*What you should do:*
Please copy the lines below exactly, from the first one through the line showing "fig = go.Figure()".
======== Data excerpt ========
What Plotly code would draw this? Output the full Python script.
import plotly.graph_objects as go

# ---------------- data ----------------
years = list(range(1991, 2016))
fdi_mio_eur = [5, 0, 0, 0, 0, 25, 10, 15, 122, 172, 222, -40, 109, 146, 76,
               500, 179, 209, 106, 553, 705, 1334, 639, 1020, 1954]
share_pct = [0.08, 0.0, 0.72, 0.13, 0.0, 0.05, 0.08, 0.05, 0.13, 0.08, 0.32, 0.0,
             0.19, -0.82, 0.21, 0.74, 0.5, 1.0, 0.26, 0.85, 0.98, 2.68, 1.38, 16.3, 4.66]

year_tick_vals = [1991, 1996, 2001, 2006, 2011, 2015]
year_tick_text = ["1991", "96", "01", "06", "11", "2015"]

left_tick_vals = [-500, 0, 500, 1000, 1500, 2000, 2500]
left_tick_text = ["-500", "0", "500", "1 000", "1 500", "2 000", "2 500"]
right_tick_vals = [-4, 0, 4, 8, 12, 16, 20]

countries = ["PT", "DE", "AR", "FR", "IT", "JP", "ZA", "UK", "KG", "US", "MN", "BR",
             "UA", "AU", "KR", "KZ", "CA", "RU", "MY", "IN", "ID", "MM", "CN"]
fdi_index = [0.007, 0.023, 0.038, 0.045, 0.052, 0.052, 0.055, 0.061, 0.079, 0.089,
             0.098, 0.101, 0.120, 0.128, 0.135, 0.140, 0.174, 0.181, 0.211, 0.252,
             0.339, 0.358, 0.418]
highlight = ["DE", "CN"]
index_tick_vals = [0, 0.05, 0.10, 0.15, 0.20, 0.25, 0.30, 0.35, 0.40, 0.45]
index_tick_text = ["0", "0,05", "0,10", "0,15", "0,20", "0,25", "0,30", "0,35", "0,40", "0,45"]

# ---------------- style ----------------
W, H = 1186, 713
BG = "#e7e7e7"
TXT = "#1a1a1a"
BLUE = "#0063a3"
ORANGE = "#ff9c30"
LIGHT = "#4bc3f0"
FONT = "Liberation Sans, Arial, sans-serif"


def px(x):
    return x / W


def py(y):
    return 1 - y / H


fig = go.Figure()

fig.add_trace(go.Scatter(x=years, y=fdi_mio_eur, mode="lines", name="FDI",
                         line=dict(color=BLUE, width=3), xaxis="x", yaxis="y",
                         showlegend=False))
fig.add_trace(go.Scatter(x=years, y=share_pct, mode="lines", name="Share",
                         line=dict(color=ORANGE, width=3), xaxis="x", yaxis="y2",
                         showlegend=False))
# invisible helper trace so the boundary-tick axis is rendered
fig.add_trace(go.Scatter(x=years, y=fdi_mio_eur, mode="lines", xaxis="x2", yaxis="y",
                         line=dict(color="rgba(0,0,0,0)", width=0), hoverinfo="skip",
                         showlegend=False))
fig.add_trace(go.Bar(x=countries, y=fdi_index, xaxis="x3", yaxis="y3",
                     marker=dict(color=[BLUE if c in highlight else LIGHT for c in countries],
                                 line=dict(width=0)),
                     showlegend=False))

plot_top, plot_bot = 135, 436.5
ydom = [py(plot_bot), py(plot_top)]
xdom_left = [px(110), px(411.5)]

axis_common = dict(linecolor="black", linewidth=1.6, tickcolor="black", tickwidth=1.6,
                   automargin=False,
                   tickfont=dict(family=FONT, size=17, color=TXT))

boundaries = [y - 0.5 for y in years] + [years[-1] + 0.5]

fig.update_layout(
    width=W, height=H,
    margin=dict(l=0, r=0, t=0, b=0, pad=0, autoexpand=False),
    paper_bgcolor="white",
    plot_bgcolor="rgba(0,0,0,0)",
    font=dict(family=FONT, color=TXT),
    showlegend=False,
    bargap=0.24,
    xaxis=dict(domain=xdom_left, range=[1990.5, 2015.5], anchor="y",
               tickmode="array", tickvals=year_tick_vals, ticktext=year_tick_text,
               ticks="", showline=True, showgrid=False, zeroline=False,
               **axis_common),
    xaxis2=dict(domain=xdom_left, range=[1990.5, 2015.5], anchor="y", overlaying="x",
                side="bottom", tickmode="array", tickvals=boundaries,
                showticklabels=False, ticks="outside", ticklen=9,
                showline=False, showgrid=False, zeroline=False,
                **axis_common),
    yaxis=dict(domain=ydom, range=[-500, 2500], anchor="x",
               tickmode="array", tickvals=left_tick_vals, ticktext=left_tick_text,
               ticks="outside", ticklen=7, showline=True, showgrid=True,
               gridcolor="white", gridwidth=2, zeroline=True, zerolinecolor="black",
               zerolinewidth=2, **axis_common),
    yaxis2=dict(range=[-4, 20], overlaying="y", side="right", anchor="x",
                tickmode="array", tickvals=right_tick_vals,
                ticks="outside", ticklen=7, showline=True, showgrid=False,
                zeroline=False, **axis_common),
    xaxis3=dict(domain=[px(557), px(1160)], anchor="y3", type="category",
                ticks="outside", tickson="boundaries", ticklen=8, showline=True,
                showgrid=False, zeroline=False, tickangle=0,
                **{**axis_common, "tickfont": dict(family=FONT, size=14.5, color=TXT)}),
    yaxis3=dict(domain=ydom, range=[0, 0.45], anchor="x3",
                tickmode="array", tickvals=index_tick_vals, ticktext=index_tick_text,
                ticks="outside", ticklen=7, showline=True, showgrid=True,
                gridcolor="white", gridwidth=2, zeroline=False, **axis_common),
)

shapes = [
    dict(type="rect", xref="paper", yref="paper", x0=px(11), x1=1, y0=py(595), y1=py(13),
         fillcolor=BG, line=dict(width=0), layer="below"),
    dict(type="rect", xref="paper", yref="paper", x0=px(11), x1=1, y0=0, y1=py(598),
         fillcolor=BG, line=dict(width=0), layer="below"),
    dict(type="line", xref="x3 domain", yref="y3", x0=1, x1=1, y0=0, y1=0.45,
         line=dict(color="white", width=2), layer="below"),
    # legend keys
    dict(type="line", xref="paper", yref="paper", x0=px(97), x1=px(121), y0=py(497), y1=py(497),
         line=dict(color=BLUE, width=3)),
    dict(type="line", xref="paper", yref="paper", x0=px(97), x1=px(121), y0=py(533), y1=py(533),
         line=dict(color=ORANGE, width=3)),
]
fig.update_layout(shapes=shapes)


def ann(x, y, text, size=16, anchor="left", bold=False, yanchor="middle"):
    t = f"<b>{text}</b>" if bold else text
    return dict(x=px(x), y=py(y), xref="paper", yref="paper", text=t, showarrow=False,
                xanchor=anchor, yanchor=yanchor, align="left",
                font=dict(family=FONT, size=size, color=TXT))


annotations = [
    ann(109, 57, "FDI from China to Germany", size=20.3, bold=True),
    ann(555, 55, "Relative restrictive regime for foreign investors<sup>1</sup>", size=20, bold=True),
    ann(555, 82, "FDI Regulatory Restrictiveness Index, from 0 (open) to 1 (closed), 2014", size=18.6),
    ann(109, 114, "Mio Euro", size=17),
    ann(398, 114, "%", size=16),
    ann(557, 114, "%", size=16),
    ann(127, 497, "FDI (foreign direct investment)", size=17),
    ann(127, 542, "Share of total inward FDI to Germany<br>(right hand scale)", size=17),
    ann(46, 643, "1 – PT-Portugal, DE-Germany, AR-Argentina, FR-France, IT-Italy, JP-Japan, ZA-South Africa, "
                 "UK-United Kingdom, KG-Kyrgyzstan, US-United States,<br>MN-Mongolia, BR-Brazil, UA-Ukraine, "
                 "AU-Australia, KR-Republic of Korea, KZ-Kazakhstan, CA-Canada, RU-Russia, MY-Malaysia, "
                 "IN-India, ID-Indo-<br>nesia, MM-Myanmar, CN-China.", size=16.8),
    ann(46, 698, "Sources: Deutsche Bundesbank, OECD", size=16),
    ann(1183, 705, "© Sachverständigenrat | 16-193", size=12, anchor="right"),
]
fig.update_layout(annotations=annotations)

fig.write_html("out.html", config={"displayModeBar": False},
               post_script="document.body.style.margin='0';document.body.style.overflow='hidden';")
========
*Exercise result:*
What Plotly code would draw this? Output the full Python script.
import plotly.graph_objects as go

# ---------------- data ----------------
years = list(range(1991, 2016))
fdi_mio_eur = [5, 0, 0, 0, 0, 25, 10, 15, 122, 172, 222, -40, 109, 146, 76,
               500, 179, 209, 106, 553, 705, 1334, 639, 1020, 1954]
share_pct = [0.08, 0.0, 0.72, 0.13, 0.0, 0.05, 0.08, 0.05, 0.13, 0.08, 0.32, 0.0,
             0.19, -0.82, 0.21, 0.74, 0.5, 1.0, 0.26, 0.85, 0.98, 2.68, 1.38, 16.3, 4.66]

year_tick_vals = [1991, 1996, 2001, 2006, 2011, 2015]
year_tick_text = ["1991", "96", "01", "06", "11", "2015"]

left_tick_vals = [-500, 0, 500, 1000, 1500, 2000, 2500]
left_tick_text = ["-500", "0", "500", "1 000", "1 500", "2 000", "2 500"]
right_tick_vals = [-4, 0, 4, 8, 12, 16, 20]

countries = ["PT", "DE", "AR", "FR", "IT", "JP", "ZA", "UK", "KG", "US", "MN", "BR",
             "UA", "AU", "KR", "KZ", "CA", "RU", "MY", "IN", "ID", "MM", "CN"]
fdi_index = [0.007, 0.023, 0.038, 0.045, 0.052, 0.052, 0.055, 0.061, 0.079, 0.089,
             0.098, 0.101, 0.120, 0.128, 0.135, 0.140, 0.174, 0.181, 0.211, 0.252,
             0.339, 0.358, 0.418]
highlight = ["DE", "CN"]
index_tick_vals = [0, 0.05, 0.10, 0.15, 0.20, 0.25, 0.30, 0.35, 0.40, 0.45]
index_tick_text = ["0", "0,05", "0,10", "0,15", "0,20", "0,25", "0,30", "0,35", "0,40", "0,45"]

# ---------------- style ----------------
W, H = 1186, 713
BG = "#e7e7e7"
TXT = "#1a1a1a"
BLUE = "#0063a3"
ORANGE = "#ff9c30"
LIGHT = "#4bc3f0"
FONT = "Liberation Sans, Arial, sans-serif"


def px(x):
    return x / W


def py(y):
    return 1 - y / H


fig = go.Figure()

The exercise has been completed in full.